Dairy Cultures: The coevolution of Genes, Cultures and Microbiomes

Matthäus Rest

Principal Investigator: Christina Warinner, MPI for Evultionary Anthropology Leipzig and Harvard University

Picture: Matthäus Rest

Milk is a fraught food, deeply entangled with politics, culture, economics, and history. Seen a universal food since the 1960s, Western medical profession considered the inability to digest milk to be an unfortunate, but uncommon, disease alternately known as primary acquired lactase deficiency, adult hypolactasia, and lactose intolerance. Decades of subsequent research have shown that the ability to digest milk in adulthood is actually a derived trait found in only a few human populations (notably Europeans) with long histories of dairy pastoralism.

In recent years, numerous media stories and organizations started to claim that milk is an unnatural and harmful product with potential links to gastrointestinal illness, cancer, and cardiovascular disease.

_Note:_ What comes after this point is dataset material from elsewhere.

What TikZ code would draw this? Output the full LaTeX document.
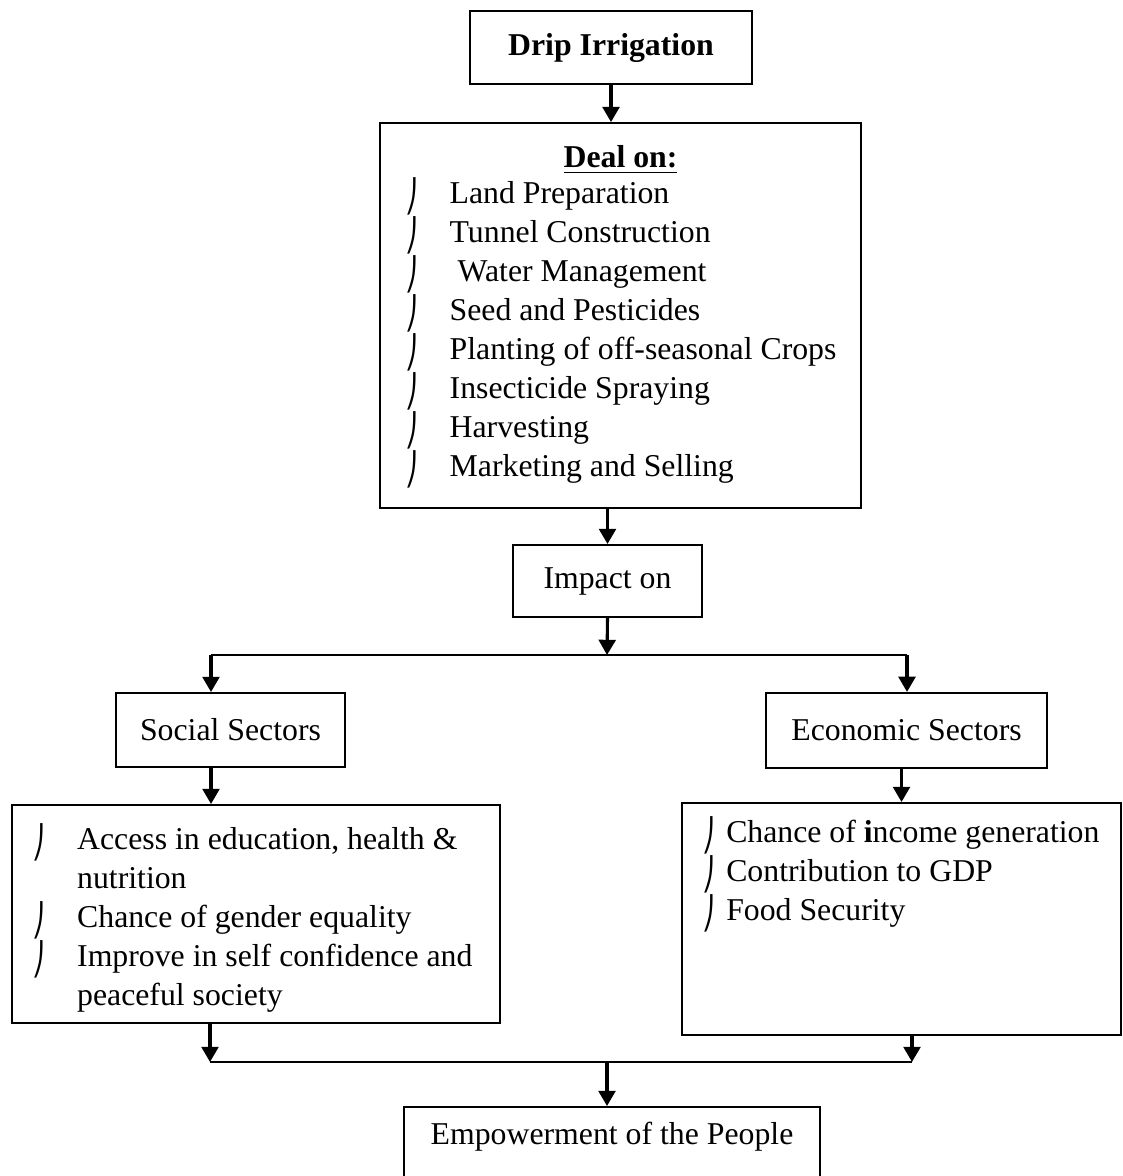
\documentclass[tikz,border=0pt]{standalone}
\usepackage{fontspec}
\setmainfont{Liberation Serif}
\newfontfamily\symfont{DejaVu Sans}
\usepackage{graphicx}
\usetikzlibrary{arrows.meta,positioning,calc}

\newcommand{\hook}{\smash{\raisebox{-0.12em}{\scalebox{0.8}[1.0]{\symfont ⎠}}}}
\newcommand{\itm}[2]{\makebox[#1][l]{\hook}#2}

\begin{document}
\begin{tikzpicture}[x=0.125mm, y=-0.125mm,
    every node/.style={font=\fontsize{11.3}{13.87}\selectfont},
    box/.style={draw, line width=0.7pt, inner sep=0pt, align=center},
    list/.style={anchor=north west, align=left, inner sep=0pt},
    arr/.style={-{Triangle[length=1.9mm,width=2.1mm]}, line width=1.1pt},
    link/.style={line width=0.7pt}
  ]
    \useasboundingbox (0,0) rectangle (1123,1176);

    \node[box, minimum width=35.25mm, minimum height=9.1mm] (drip) at (611,47.5) {\textbf{Drip Irrigation}};
    \node[box, minimum width=60.1mm, minimum height=48.1mm] (deal) at (620.5,315.5) {};
    \node[font=\fontsize{11.3}{13.87}\selectfont\bfseries] (dealhd) at ([yshift=-4.7mm]deal.north) {\underline{Deal on:}};
    \node[list] (dealtxt) at ([xshift=3.25mm, yshift=-7.4mm]deal.north west) {%
      \itm{5.5mm}{Land Preparation}\\
      \itm{5.5mm}{Tunnel Construction}\\
      \itm{5.5mm}{\ Water Management}\\
      \itm{5.5mm}{Seed and Pesticides}\\
      \itm{5.5mm}{Planting of off-seasonal Crops}\\
      \itm{5.5mm}{Insecticide Spraying}\\
      \itm{5.5mm}{Harvesting}\\
      \itm{5.5mm}{Marketing and Selling}};
    \node[box, minimum width=23.6mm, minimum height=9mm] (impact) at (607.5,581) {Impact on};

    \coordinate (split) at (607,655);
    \coordinate (splitL) at (211,655);
    \coordinate (splitR) at (907,655);

    \node[box, minimum width=28.6mm, minimum height=9.25mm] (social) at (230.5,730) {Social Sectors};
    \node[box, minimum width=35.1mm, minimum height=9.4mm] (econ) at (906.5,730.5) {Economic Sectors};

    \node[box, minimum width=61mm, minimum height=27.25mm] (social2) at (256,914) {};
    \node[list] (socialtxt) at ([xshift=2.6mm, yshift=-2.9mm]social2.north west) {%
      \itm{5.6mm}{Access in education, health \&}\\
      \hspace*{5.6mm}nutrition\\
      \itm{5.6mm}{Chance of gender equality}\\
      \itm{5.6mm}{Improve in self confidence and}\\
      \hspace*{5.6mm}peaceful society};

    \node[box, minimum width=54.9mm, minimum height=29mm] (econ2) at (901.5,919) {};
    \node[list] (econtxt) at ([xshift=2.6mm, yshift=-2.25mm]econ2.north west) {%
      \itm{3mm}{Chance of \textbf{i}ncome generation}\\
      \itm{3mm}{Contribution to GDP}\\
      \itm{3mm}{Food Security}};

    \coordinate (joinL) at (210,1062);
    \coordinate (joinR) at (912,1062);
    \coordinate (join) at (607,1062);

    \node[box, minimum width=52mm, minimum height=14mm] (empower) at (612,1163) {Empowerment of the People\\[1mm] \strut};

    \draw[arr] (drip.south) -- (drip.south |- deal.north);
    \draw[arr] (impact.north |- deal.south) -- (impact.north);
    \draw[arr] (impact.south) -- (split);
    \draw[link] (splitL) -- (splitR);
    \draw[arr] (splitL) -- (splitL |- social.north);
    \draw[arr] (splitR) -- (splitR |- econ.north);
    \draw[arr] (social.south -| splitL) -- (splitL |- social2.north);
    \draw[arr] (econ2.north |- econ.south) -- (econ2.north);
    \draw[arr] (social2.south -| joinL) -- (joinL);
    \draw[arr] (econ2.south -| joinR) -- (joinR);
    \draw[link] (joinL) -- (joinR);
    \draw[arr] (join) -- (join |- empower.north);
  \end{tikzpicture}
\end{document}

The growing public scepticism regarding milk as a dietary component relies in part on poorly defined assumptions about the nature of digestion, the role of microbes in human health, and the perceived “naturalness” of dairy as a human food.

Importantly, what is generally missing entirely from public debate is an evidence-based accounting of the context and process by which dairying arose as a human food in the first place and the role it has subsequently played in the long arc of human history.

The Dairy Cultures project seeks to enrich scientific and public understanding of dairy foods by systematically investigating the deep history of the biological and cultural relationships between humans, livestock and microbes in a “gene-culture-microbiome coevolution” framework.